Material for this exercise —

##############################

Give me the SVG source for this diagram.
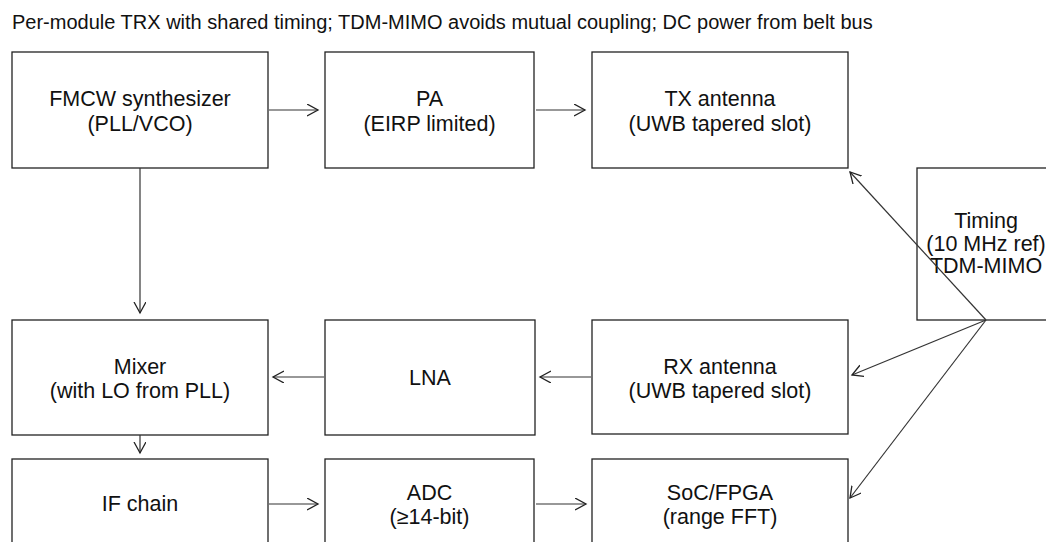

##############################

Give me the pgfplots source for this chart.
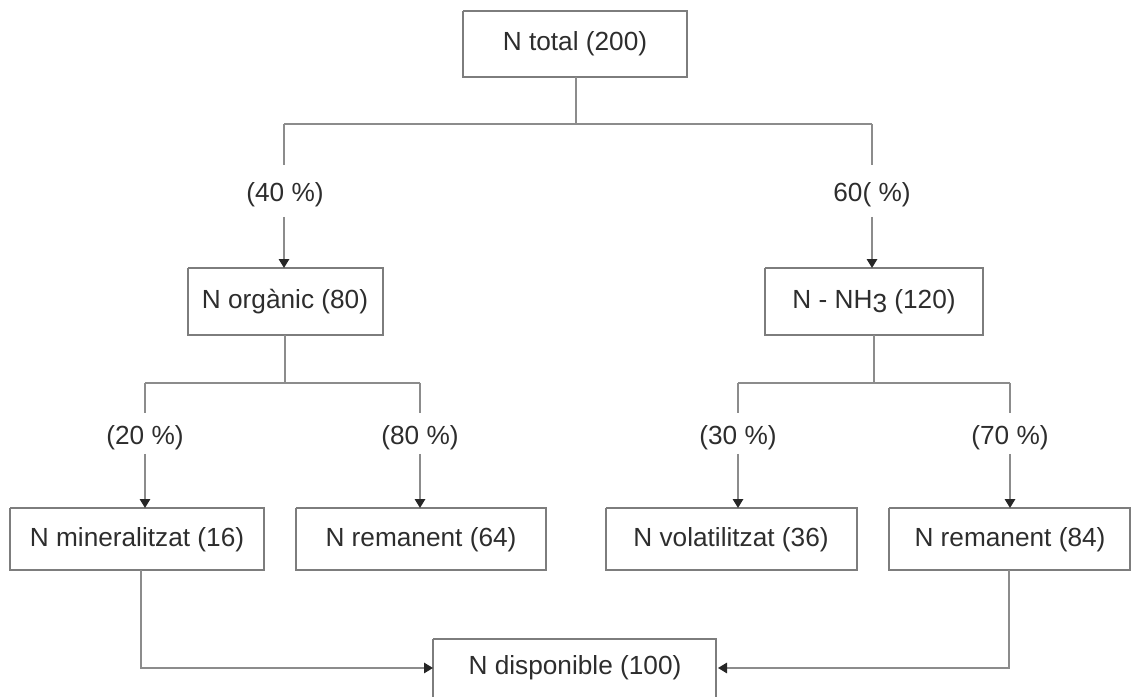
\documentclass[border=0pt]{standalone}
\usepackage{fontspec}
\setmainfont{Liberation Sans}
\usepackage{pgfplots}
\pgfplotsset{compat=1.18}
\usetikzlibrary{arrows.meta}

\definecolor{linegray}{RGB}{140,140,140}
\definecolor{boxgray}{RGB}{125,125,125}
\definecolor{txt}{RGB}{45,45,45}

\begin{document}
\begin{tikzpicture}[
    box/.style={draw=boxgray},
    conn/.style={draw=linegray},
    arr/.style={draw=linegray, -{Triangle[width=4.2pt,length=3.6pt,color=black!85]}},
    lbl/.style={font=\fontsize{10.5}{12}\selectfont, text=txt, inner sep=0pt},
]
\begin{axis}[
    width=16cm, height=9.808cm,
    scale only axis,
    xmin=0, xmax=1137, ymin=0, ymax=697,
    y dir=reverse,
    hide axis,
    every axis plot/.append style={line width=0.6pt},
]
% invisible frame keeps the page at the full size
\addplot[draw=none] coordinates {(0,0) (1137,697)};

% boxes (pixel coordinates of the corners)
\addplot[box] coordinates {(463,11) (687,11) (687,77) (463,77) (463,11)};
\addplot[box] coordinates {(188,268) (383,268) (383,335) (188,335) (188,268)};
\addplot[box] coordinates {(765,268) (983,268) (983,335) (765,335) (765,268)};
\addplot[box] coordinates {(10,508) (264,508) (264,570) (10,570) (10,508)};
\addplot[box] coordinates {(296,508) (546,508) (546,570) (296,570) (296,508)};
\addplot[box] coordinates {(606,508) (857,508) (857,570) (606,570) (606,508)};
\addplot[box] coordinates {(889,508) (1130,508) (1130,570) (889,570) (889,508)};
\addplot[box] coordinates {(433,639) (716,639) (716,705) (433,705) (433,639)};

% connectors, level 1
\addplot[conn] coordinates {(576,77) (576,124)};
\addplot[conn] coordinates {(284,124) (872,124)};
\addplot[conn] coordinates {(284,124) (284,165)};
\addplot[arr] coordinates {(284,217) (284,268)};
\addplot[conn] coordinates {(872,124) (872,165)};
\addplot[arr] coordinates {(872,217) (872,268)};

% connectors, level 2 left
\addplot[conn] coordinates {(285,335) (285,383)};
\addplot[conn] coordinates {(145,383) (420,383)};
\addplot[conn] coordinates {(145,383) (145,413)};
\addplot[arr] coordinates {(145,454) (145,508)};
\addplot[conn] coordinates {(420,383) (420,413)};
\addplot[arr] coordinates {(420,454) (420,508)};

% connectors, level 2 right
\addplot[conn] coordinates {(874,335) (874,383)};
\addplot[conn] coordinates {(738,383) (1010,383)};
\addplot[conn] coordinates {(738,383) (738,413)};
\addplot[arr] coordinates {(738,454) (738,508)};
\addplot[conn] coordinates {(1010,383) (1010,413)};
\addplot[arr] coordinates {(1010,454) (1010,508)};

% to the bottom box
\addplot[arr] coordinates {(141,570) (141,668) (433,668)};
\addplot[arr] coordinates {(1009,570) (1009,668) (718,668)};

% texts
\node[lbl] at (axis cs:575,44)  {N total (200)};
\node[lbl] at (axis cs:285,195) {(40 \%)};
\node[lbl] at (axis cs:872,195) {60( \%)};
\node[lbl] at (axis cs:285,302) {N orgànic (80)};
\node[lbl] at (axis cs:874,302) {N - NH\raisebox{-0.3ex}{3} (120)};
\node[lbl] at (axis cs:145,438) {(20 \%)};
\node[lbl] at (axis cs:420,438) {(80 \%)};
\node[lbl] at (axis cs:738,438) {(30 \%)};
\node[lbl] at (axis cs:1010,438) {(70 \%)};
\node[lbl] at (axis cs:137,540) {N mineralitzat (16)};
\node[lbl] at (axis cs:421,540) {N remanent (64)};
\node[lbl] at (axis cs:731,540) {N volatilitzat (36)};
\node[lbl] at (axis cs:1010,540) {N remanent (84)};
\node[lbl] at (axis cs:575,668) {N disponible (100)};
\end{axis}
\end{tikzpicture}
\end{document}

##############################

Your goal — Every line of the listing that holds "Give" should be found and copied.

Response to this task —
Give me the SVG source for this diagram.
Give me the pgfplots source for this chart.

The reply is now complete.